I have tried all kinds pre post high dose low dose split or all in 1 ect I found there was no real difference in how I used it. It's all about consistency


----------



## 3752 (Jan 7, 2005)

RockNrolla88 said:


> What is a good dosage before doing fasted cardio right thing in the morning?
> 
> I started doing 4 IU's with rips first thing in the morning before a fasted cardiosession and now im doing 6 IU's of Jin instead all at once before the cardio or should i split the dosage in 2?
> 
> What's optimal to achieve most fatloss?


 optimal dose? any dose will achieve fat oxidation if that results in actual visible fat loss is down to your diet....

I assume you are using GH before fasted cardio (your not drinking a BCAA drink are you?) to take advantage of the FFA release, to make this optimal then take your GH 4hrs before your cardio.....


----------



## RockNrolla88 (Mar 3, 2016)

I've got my diet in order, im counting all the macros and eating 50% protein and like 25/25 fat/carbs or 30/20 carbs/fat.

Yeah im using GH before fasted cardio, i do drink bcaa before and after the session though. Is'nt that good?

Oh, 4 hours?
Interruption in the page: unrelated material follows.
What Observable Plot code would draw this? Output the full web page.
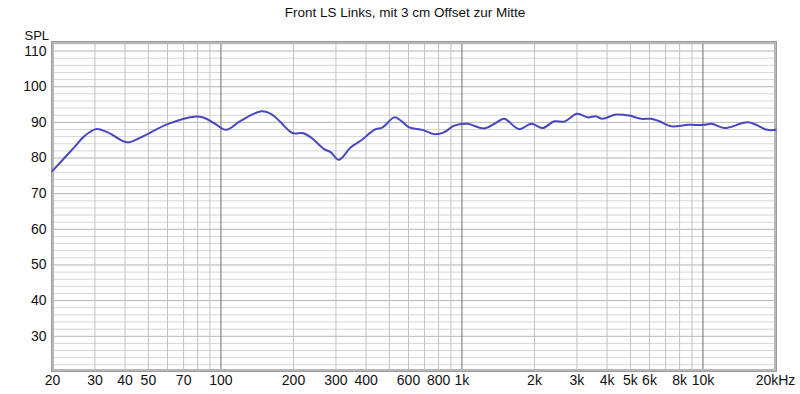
<!DOCTYPE html>
<html>
<head>
<meta charset="utf-8">
<script src="https://cdn.jsdelivr.net/npm/d3@7"></script>
<script src="https://cdn.jsdelivr.net/npm/@observablehq/plot@0.6"></script>
<style>
  body { margin: 0; background: #fff; font-family: "Liberation Sans", Arial, sans-serif; }
  #title { height: 22px; line-height: 26px; font-size: 13.5px; color: #111; text-align: center; padding-left: 10px; width: 790px; }
  svg { display: block; }
</style>
</head>
<body>
<div id="title">Front LS Links, mit 3 cm Offset zur Mitte</div>
<div id="chart"></div>
<script>
const freq = [20, 24.6, 27, 30.3, 33.9, 40.7, 46.6, 60, 77.5, 85, 94, 105, 121, 147, 163, 177, 198, 218, 236, 268, 286, 308, 346, 381, 433, 469, 524, 558, 604, 686, 767, 842, 929, 1055, 1234, 1496, 1547, 1728, 1940, 2160, 2416, 2658, 3004, 3328, 3585, 3830, 4350, 4940, 5535, 6090, 6600, 7380, 8670, 10160, 10840, 12300, 15380, 18500, 20000];
const spl  = [76.4, 83.0, 86.0, 88.1, 87.2, 84.4, 85.8, 89.5, 91.6, 91.3, 89.7, 87.9, 90.5, 93.1, 92.2, 90.0, 87.0, 87.0, 85.8, 82.5, 81.6, 79.5, 83.0, 84.9, 87.9, 88.6, 91.4, 90.5, 88.6, 87.9, 86.7, 87.2, 89.1, 89.6, 88.3, 91.0, 90.5, 88.1, 89.6, 88.4, 90.3, 90.2, 92.4, 91.4, 91.7, 91.0, 92.2, 91.9, 91.0, 91.0, 90.3, 88.9, 89.3, 89.3, 89.6, 88.4, 90.0, 87.9, 87.9];

const xTicks = [20, 30, 40, 50, 70, 100, 200, 300, 400, 600, 800, 1000, 2000, 3000, 4000, 5000, 6000, 8000, 10000, 20000];
const xTickLabels = ["20", "30", "40", "50", "70", "100", "200", "300", "400", "600", "800", "1k", "2k", "3k", "4k", "5k", "6k", "8k", "10k", "20kHz"];
const xMinorGrid = [30, 40, 50, 60, 70, 80, 90, 200, 300, 400, 500, 600, 700, 800, 900, 2000, 3000, 4000, 5000, 6000, 7000, 8000, 9000];
const xMajorGrid = [100, 1000, 10000];
const yTicks = [30, 40, 50, 60, 70, 80, 90, 100, 110];
const yMinorGrid = [22, 24, 26, 28, 32, 34, 36, 38, 42, 44, 46, 48, 52, 54, 56, 58, 62, 64, 66, 68, 72, 74, 76, 78, 82, 84, 86, 88, 92, 94, 96, 98, 102, 104, 106, 108, 112];

const data = freq.map((f, i) => ({f, v: spl[i]}));
const xLabelData = xTicks.map((t, i) => ({t, label: xTickLabels[i]}));

const chart = Plot.plot({
  width: 800,
  height: 372,
  marginTop: 20,
  marginBottom: 24,
  marginLeft: 52,
  marginRight: 25,
  style: {fontFamily: "'Liberation Sans', Arial, sans-serif", fontSize: "14px", color: "#111", background: "#fff"},
  x: {type: "log", domain: [20, 20000], axis: null},
  y: {domain: [20.4, 112.4], ticks: yTicks, tickSize: 0, tickPadding: 6, label: null},
  marks: [
    Plot.ruleY(yMinorGrid, {stroke: "#d6d6d6", strokeWidth: 1}),
    Plot.ruleY(yTicks, {stroke: "#b4b4b4", strokeWidth: 1}),
    Plot.ruleX(xMinorGrid, {stroke: "#c2c2c2", strokeWidth: 1}),
    Plot.ruleX(xMajorGrid, {stroke: "#6e6e6e", strokeWidth: 1}),
    Plot.frame({stroke: "#b8b8b8", strokeWidth: 3}),
    Plot.frame({stroke: "#9a9a9a", strokeWidth: 1, inset: -1}),
    Plot.line(data, {x: "f", y: "v", stroke: "#4747c2", strokeWidth: 2, curve: "catmull-rom"}),
    Plot.text(xLabelData, {x: "t", text: "label", frameAnchor: "bottom", dy: 14, fontSize: 14, fill: "#111"}),
    Plot.text(["SPL"], {frameAnchor: "top-left", dx: -28, dy: -12, fontSize: 13, fill: "#111"})
  ]
});
document.getElementById("chart").appendChild(chart);
</script>
</body>
</html>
I'm pretty sure i searched for this and you've posted an answer a while ago that you should take your gh and 30-60 minutes do cardio for the FFA release. So that's what i've done so far. So if i'm going on the cardiosession at 5-6 i the morning i should pin the gh at like 02-03?


----------



## 3752 (Jan 7, 2005)

RockNrolla88 said:


> I've got my diet in order, im counting all the macros and eating 50% protein and like 25/25 fat/carbs or 30/20 carbs/fat.
> 
> Yeah im using GH before fasted cardio, i do drink bcaa before and after the session though. Is'nt that good?
> 
> Oh, 4 hours? I'm pretty sure i searched for this and you've posted an answer a while ago that you should take your gh and 30-60 minutes do cardio for the FFA release. So that's what i've done so far. So if i'm going on the cardiosession at 5-6 i the morning i should pin the gh at like 02-03?
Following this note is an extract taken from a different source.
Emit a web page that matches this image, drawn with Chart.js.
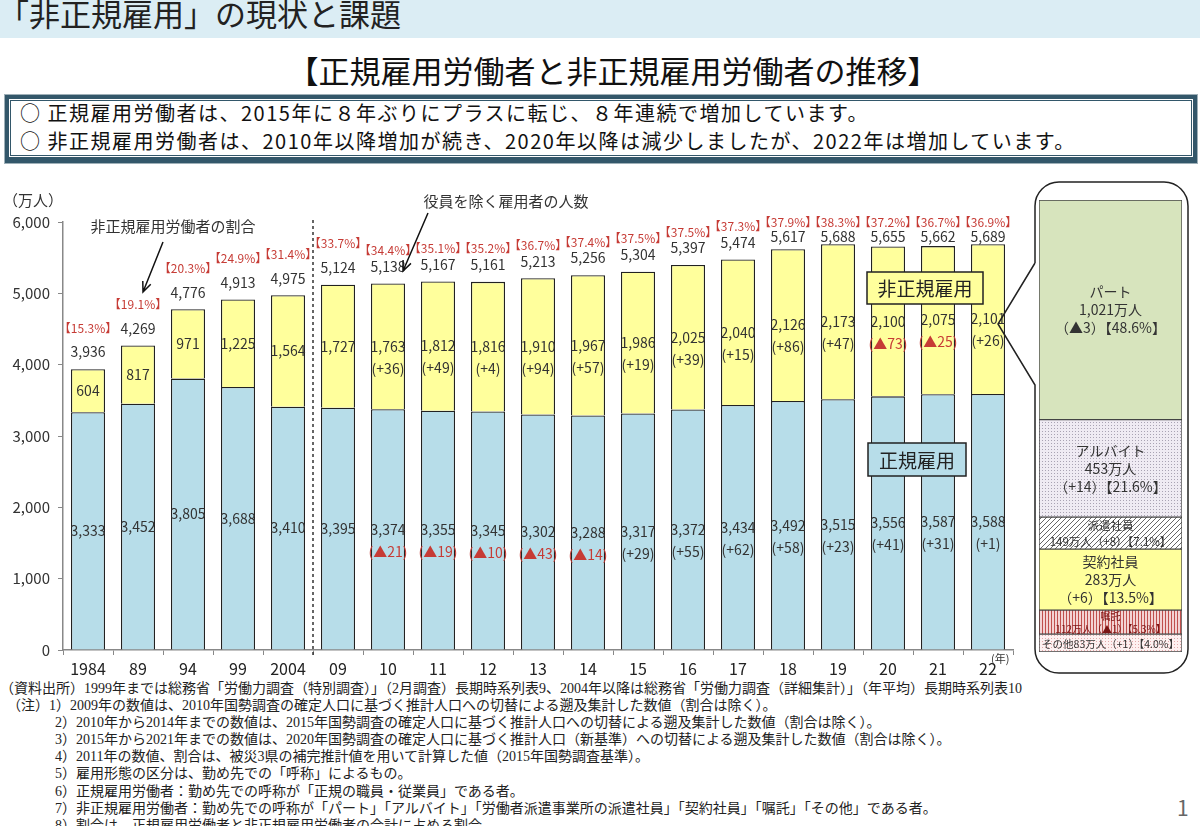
<!DOCTYPE html>
<html lang="ja">
<head>
<meta charset="utf-8">
<script src="https://cdn.jsdelivr.net/npm/chart.js"></script>
<style>
body{margin:0;width:1200px;height:826px;overflow:hidden;background:#fff;position:relative;font-family:"Noto Sans CJK JP","Noto Sans",sans-serif;color:#222;}
#band{position:absolute;left:0;top:0;width:1200px;height:38px;background:#dbedf4;}
#band span{position:absolute;left:-2px;top:-4px;font-size:31px;line-height:34px;color:#222;white-space:nowrap;}
#title{position:absolute;left:0;top:50px;width:1226px;text-align:center;font-size:31px;line-height:40px;color:#111;white-space:nowrap;}
#box{position:absolute;left:5px;top:95px;width:1192px;height:68px;box-sizing:border-box;border:4px solid #33576a;border-bottom-width:6px;box-shadow:0 0 0 1px #9fb0b8, inset 0 0 0 1px #fff, inset 0 0 0 2px #33576a;}
.pt{position:absolute;left:11px;font-size:20px;line-height:26px;letter-spacing:1.5px;white-space:nowrap;color:#111;}
#main{position:absolute;left:0;top:170px;}
#panel{position:absolute;left:1039px;top:200px;}
#notes{position:absolute;left:0;top:680px;font-family:"Liberation Serif","Noto Sans CJK JP",serif;font-size:14px;line-height:17.1px;color:#222;white-space:nowrap;}
#notes div{position:relative;}
#page{position:absolute;left:1177px;top:792px;font-size:21px;color:#666;}
</style>
</head>
<body>
<div id="band"><span>「非正規雇用」の現状と課題</span></div>
<div id="title">【正規雇用労働者と非正規雇用労働者の推移】</div>
<div id="box">
  <div class="pt" style="top:1px">○ 正規雇用労働者は、2015年に８年ぶりにプラスに転じ、８年連続で増加しています。</div>
  <div class="pt" style="top:29px">○ 非正規雇用労働者は、2010年以降増加が続き、2020年以降は減少しましたが、2022年は増加しています。</div>
</div>
<canvas id="main" width="1200" height="510"></canvas>
<canvas id="panel" width="143" height="452"></canvas>
<div id="notes">
  <div style="left:0">（資料出所）1999年までは総務省「労働力調査（特別調査）」（2月調査）長期時系列表9、2004年以降は総務省「労働力調査（詳細集計）」（年平均）長期時系列表10</div>
  <div style="left:7px">（注）1）2009年の数値は、2010年国勢調査の確定人口に基づく推計人口への切替による遡及集計した数値（割合は除く）。</div>
  <div style="left:55px">2）2010年から2014年までの数値は、2015年国勢調査の確定人口に基づく推計人口への切替による遡及集計した数値（割合は除く）。</div>
  <div style="left:55px">3）2015年から2021年までの数値は、2020年国勢調査の確定人口に基づく推計人口（新基準）への切替による遡及集計した数値（割合は除く）。</div>
  <div style="left:55px">4）2011年の数値、割合は、被災3県の補完推計値を用いて計算した値（2015年国勢調査基準）。</div>
  <div style="left:55px">5）雇用形態の区分は、勤め先での「呼称」によるもの。</div>
  <div style="left:55px">6）正規雇用労働者：勤め先での呼称が「正規の職員・従業員」である者。</div>
  <div style="left:55px">7）非正規雇用労働者：勤め先での呼称が「パート」「アルバイト」「労働者派遣事業所の派遣社員」「契約社員」「嘱託」「その他」である者。</div>
  <div style="left:55px">8）割合は、正規雇用労働者と非正規雇用労働者の合計に占める割合。</div>
</div>
<div id="page">1</div>
<script>
// data (万人)
const years = ['1984','89','94','99','2004','09','10','11','12','13','14','15','16','17','18','19','20','21','22'];
const regular = [3333,3452,3805,3688,3410,3395,3374,3355,3345,3302,3288,3317,3372,3434,3492,3515,3556,3587,3588];
const nonRegular = [604,817,971,1225,1564,1727,1763,1812,1816,1910,1967,1986,2025,2040,2126,2173,2100,2075,2101];
const totals = [3936,4269,4776,4913,4975,5124,5138,5167,5161,5213,5256,5304,5397,5474,5617,5688,5655,5662,5689];
const shares = ['15.3','19.1','20.3','24.9','31.4','33.7','34.4','35.1','35.2','36.7','37.4','37.5','37.5','37.3','37.9','38.3','37.2','36.7','36.9'];
const regularDiff = [null,null,null,null,null,null,-21,-19,-10,-43,-14,29,55,62,58,23,41,31,1];
const nonRegularDiff = [null,null,null,null,null,null,36,49,4,94,57,19,39,15,86,47,-73,-25,26];
const yTicks = [0,1000,2000,3000,4000,5000,6000];

// 2022 breakdown of non-regular employment (top to bottom)
const panelNames = ['パート','アルバイト','派遣社員','契約社員','嘱託','その他'];
const panelValues = [1021,453,149,283,112,83];
const panelDiffs = [-3,14,8,6,-1,1];
const panelShares = ['48.6','21.6','7.1','13.5','5.3','4.0'];

const FONT = '"Noto Sans CJK JP","Noto Sans",sans-serif';
const RED = '#c63b35';

function fmt(v){ return v.toLocaleString('en-US'); }

function drawDiff(ctx, d, x, y){
    if (d < 0) {
        ctx.fillStyle = RED;
        ctx.fillText('(▲' + (-d) + ')', x, y);
    } else {
        ctx.fillStyle = '#333';
        ctx.fillText('(+' + d + ')', x, y);
    }
}

function drawArrow(ctx, x1, y1, x2, y2){
    const a = Math.atan2(y2 - y1, x2 - x1);
    ctx.beginPath();
    ctx.moveTo(x1, y1);
    ctx.lineTo(x2, y2);
    ctx.moveTo(x2 - 11 * Math.cos(a - 0.4), y2 - 11 * Math.sin(a - 0.4));
    ctx.lineTo(x2, y2);
    ctx.lineTo(x2 - 11 * Math.cos(a + 0.4), y2 - 11 * Math.sin(a + 0.4));
    ctx.stroke();
}

function tagBox(ctx, text, x1, y1, x2, y2, fill){
    ctx.fillStyle = fill;
    ctx.fillRect(x1, y1, x2 - x1, y2 - y1);
    ctx.strokeStyle = '#222';
    ctx.lineWidth = 1.5;
    ctx.strokeRect(x1, y1, x2 - x1, y2 - y1);
    ctx.fillStyle = '#222';
    ctx.font = '19px ' + FONT;
    ctx.textAlign = 'center';
    ctx.textBaseline = 'middle';
    ctx.fillText(text, (x1 + x2) / 2, (y1 + y2) / 2 + 1);
}

const labelPlugin = {
    id: 'labels',
    afterDatasetsDraw(chart){
        const ctx = chart.ctx;
        const area = chart.chartArea;
        const m0 = chart.getDatasetMeta(0).data;
        const m1 = chart.getDatasetMeta(1).data;
        ctx.save();
        ctx.textAlign = 'center';
        ctx.textBaseline = 'middle';
        m0.forEach(function(bar, i){
            const b1 = m1[i];
            const c0 = (bar.y + bar.base) / 2;
            const c1 = (b1.y + b1.base) / 2;
            ctx.font = '14px ' + FONT;
            ctx.fillStyle = '#333';
            ctx.fillText(fmt(regular[i]), bar.x, c0);
            if (regularDiff[i] !== null) drawDiff(ctx, regularDiff[i], bar.x, c0 + 22);
            ctx.fillStyle = '#333';
            ctx.fillText(fmt(nonRegular[i]), b1.x, c1);
            if (nonRegularDiff[i] !== null) drawDiff(ctx, nonRegularDiff[i], b1.x, c1 + 22);
            const ty = Math.max(b1.y - 17, area.top + 15);
            ctx.fillStyle = '#333';
            ctx.fillText(fmt(totals[i]), b1.x, ty);
            const py = i < 6 ? b1.y - 41 : Math.max(ty - 16, area.top);
            ctx.font = '12px ' + FONT;
            ctx.fillStyle = RED;
            ctx.fillText('【' + shares[i] + '%】', b1.x, py);
        });
        ctx.restore();
    },
    afterDraw(chart){
        const ctx = chart.ctx;
        const area = chart.chartArea;
        const xs = chart.scales.x;
        ctx.save();
        // survey change line between 2004 and 09
        const xd = (xs.getPixelForValue(4) + xs.getPixelForValue(5)) / 2;
        ctx.strokeStyle = '#333';
        ctx.lineWidth = 1.5;
        ctx.setLineDash([3, 3]);
        ctx.beginPath();
        ctx.moveTo(xd, area.top - 2);
        ctx.lineTo(xd, area.bottom + 6);
        ctx.stroke();
        ctx.setLineDash([]);

        ctx.fillStyle = '#333';
        ctx.font = '15px ' + FONT;
        ctx.textAlign = 'left';
        ctx.textBaseline = 'middle';
        ctx.fillText('（万人）', 3, 30);
        ctx.font = '11px ' + FONT;
        ctx.fillText('(年)', 991, 489);

        ctx.font = '15px ' + FONT;
        ctx.textAlign = 'center';
        ctx.fillText('非正規雇用労働者の割合', 173, 56);
        ctx.fillText('役員を除く雇用者の人数', 506, 31);
        ctx.strokeStyle = '#111';
        ctx.lineWidth = 1.5;
        drawArrow(ctx, 163, 72, 143, 122);
        drawArrow(ctx, 428, 43, 403, 101);

        tagBox(ctx, '非正規雇用', 867, 102, 983, 134, '#ffff9c');
        tagBox(ctx, '正規雇用', 868, 273, 966, 306, '#b7dde9');

        // breakdown panel frame with pointer to the 2022 bar
        const L = 1035, R = 1188, T = 12, B = 503, r = 24;
        ctx.strokeStyle = '#222';
        ctx.lineWidth = 1.5;
        ctx.beginPath();
        ctx.moveTo(L, 93);
        ctx.lineTo(L, T + r);
        ctx.arcTo(L, T, L + r, T, r);
        ctx.lineTo(R - r, T);
        ctx.arcTo(R, T, R, T + r, r);
        ctx.lineTo(R, B - r);
        ctx.arcTo(R, B, R - r, B, r);
        ctx.lineTo(L + r, B);
        ctx.arcTo(L, B, L, B - r, r);
        ctx.lineTo(L, 215);
        ctx.lineTo(998, 154);
        ctx.lineTo(L, 93);
        ctx.stroke();
        ctx.restore();
    }
};

new Chart(document.getElementById('main').getContext('2d'), {
    type: 'bar',
    data: {
        labels: years,
        datasets: [{
            label: '正規雇用',
            data: regular,
            backgroundColor: '#b7dde9',
            borderColor: '#222',
            borderWidth: 1.3,
            barPercentage: 0.68,
            categoryPercentage: 1
        }, {
            label: '非正規雇用',
            data: nonRegular,
            backgroundColor: '#ffff9c',
            borderColor: '#222',
            borderWidth: 1.3,
            barPercentage: 0.68,
            categoryPercentage: 1
        }]
    },
    options: {
        responsive: false,
        animation: false,
        layout: { padding: { left: 0, top: 52, right: 187, bottom: 0 } },
        plugins: { legend: { display: false }, tooltip: { enabled: false } },
        scales: {
            x: {
                stacked: true,
                afterFit: function(s){ s.height = 30; },
                grid: { drawOnChartArea: false, tickLength: 5, color: '#888', offset: true },
                border: { color: '#888', width: 1.5 },
                ticks: { color: '#222', font: { size: 16, family: FONT }, padding: 4, maxRotation: 0, autoSkip: false }
            },
            y: {
                stacked: true,
                min: 0,
                max: 6000,
                afterFit: function(s){ s.width = 63; },
                afterBuildTicks: function(s){ s.ticks = yTicks.map(function(v){ return { value: v }; }); },
                grid: { drawOnChartArea: false, tickLength: 5, color: '#888' },
                border: { color: '#888', width: 1.5 },
                ticks: { color: '#333', font: { size: 15, family: FONT }, padding: 8, callback: function(v){ return fmt(v); } }
            }
        }
    },
    plugins: [labelPlugin]
});

// fill patterns for the breakdown bar
function makePattern(size, bg, draw){
    const c = document.createElement('canvas');
    c.width = size; c.height = size;
    const g = c.getContext('2d');
    g.fillStyle = bg;
    g.fillRect(0, 0, size, size);
    draw(g);
    return g.createPattern(c, 'repeat');
}
const pArbeit = makePattern(3, '#efebf3', function(g){ g.fillStyle = '#a9a3b3'; g.fillRect(0, 0, 1, 1); });
const pHaken = makePattern(5, '#ffffff', function(g){
    g.strokeStyle = '#666'; g.lineWidth = 1;
    g.beginPath(); g.moveTo(0, 5); g.lineTo(5, 0); g.moveTo(-1, 1); g.lineTo(1, -1); g.moveTo(4, 6); g.lineTo(6, 4); g.stroke();
});
const pShokutaku = makePattern(3, '#f3d3d3', function(g){ g.fillStyle = '#c0504d'; g.fillRect(0, 0, 1, 3); });
const pOther = makePattern(3, '#fdf1f1', function(g){ g.fillStyle = '#e2a9a9'; g.fillRect(0, 0, 1, 1); });
const panelFills = ['#d7e4bd', pArbeit, pHaken, '#ffff9c', pShokutaku, pOther];
const panelTotal = panelValues.reduce(function(a, b){ return a + b; }, 0);

const panelLabels = {
    id: 'panelLabels',
    afterDatasetsDraw(chart){
        const ctx = chart.ctx;
        ctx.save();
        ctx.textAlign = 'center';
        ctx.textBaseline = 'middle';
        chart.data.datasets.forEach(function(ds, di){
            const k = ds.idx;
            const el = chart.getDatasetMeta(di).data[0];
            const cy = (el.y + el.base) / 2;
            const h = Math.abs(el.base - el.y);
            const d = panelDiffs[k] < 0 ? '（▲' + (-panelDiffs[k]) + '）' : '（+' + panelDiffs[k] + '）';
            const amount = fmt(panelValues[k]) + '万人';
            const share = '【' + panelShares[k] + '%】';
            ctx.fillStyle = k === 4 ? '#7a1414' : '#333';
            if (h > 50) {
                ctx.font = '14px ' + FONT;
                ctx.fillText(panelNames[k], el.x, cy - 18);
                ctx.fillText(amount, el.x, cy);
                ctx.fillText(d + share, el.x, cy + 18);
            } else if (h > 28) {
                ctx.font = '11.5px ' + FONT;
                ctx.fillText(panelNames[k], el.x, cy - 8);
                ctx.fillText(amount + d + share, el.x, cy + 8);
            } else if (h > 20) {
                ctx.font = '10px ' + FONT;
                ctx.fillText(panelNames[k], el.x, cy - 6);
                ctx.fillText(amount + d + share, el.x, cy + 7);
            } else {
                ctx.font = '10.5px ' + FONT;
                ctx.fillText(panelNames[k] + amount + d + share, el.x, cy + 1);
            }
        });
        ctx.restore();
    }
};

const panelSets = panelNames.map(function(name, k){
    return {
        label: name,
        idx: k,
        data: [panelValues[k]],
        backgroundColor: panelFills[k],
        borderColor: '#444',
        borderWidth: 1,
        borderSkipped: false,
        barPercentage: 1,
        categoryPercentage: 1
    };
}).reverse();

new Chart(document.getElementById('panel').getContext('2d'), {
    type: 'bar',
    data: { labels: ['2022'], datasets: panelSets },
    options: {
        responsive: false,
        animation: false,
        layout: { padding: 0 },
        plugins: { legend: { display: false }, tooltip: { enabled: false } },
        scales: {
            x: { stacked: true, display: false },
            y: { stacked: true, display: false, min: 0, max: panelTotal }
        }
    },
    plugins: [panelLabels]
});
</script>
</body>
</html>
 taking your GH will release FFA's but you asked for the optimal amount for fatloss, FFA's peak at the 4hr mark so that is more optimal than what your currently doing hence my answer.

if you are taking BCAA's before and during the cardio then the cardio is not fasted (you know this right?) plus Bcaa's will release insulin, when insulin is around all fat during is turned off.....

what you eat and what your split is doesn't matter as much really only that you are in a deficit calorie wise......I assume you are?


----------



## RockNrolla88 (Mar 3, 2016)

Pscarb said:


> taking your GH will release FFA's but you asked for the optimal amount for fatloss, FFA's peak at the 4hr mark so that is more optimal than what your currently doing hence my answer.
> 
> if you are taking BCAA's before and during the cardio then the cardio is not fasted (you know this right?) plus Bcaa's will release insulin, when insulin is around all fat during is turned off.....
> 
> what you eat and what your split is doesn't matter as much really only that you are in a deficit calorie wise......I assume you are?


 Okey, then i understand. I guess i could do that for now, cuz for now i'm not working but when i do it would ruin my day if i went up 4 hours prior to do the gh, but i asked for an answer and thank you for that response! Guess it's not for me and i'm not planning to compete so i'm not in a hurry just yet.

Owh, no i did'nt know actually. It's a jungle of answers out there and a hole lot of broscience the most of all answers says that bcaa don't release insulin or breaking the fasted state but i did'nt do any bcaa this morning cuz i was excpecting this answer and wount do any bcaa then. Is it okey to break the fasted state 3 hours after the shot with protein and fat?

Yeah i've been eating about 2800 calories 50% protein, 25% fat and 25% carbs for now, in the mirror i think i look leaner but the weight tells me otherwise so since i'm not working for now and most of the days just laying i bed except the morningcardio and my workout later on i lowered the calories to 2500, still the same procent at the macros. Have to see how this turns out!


----------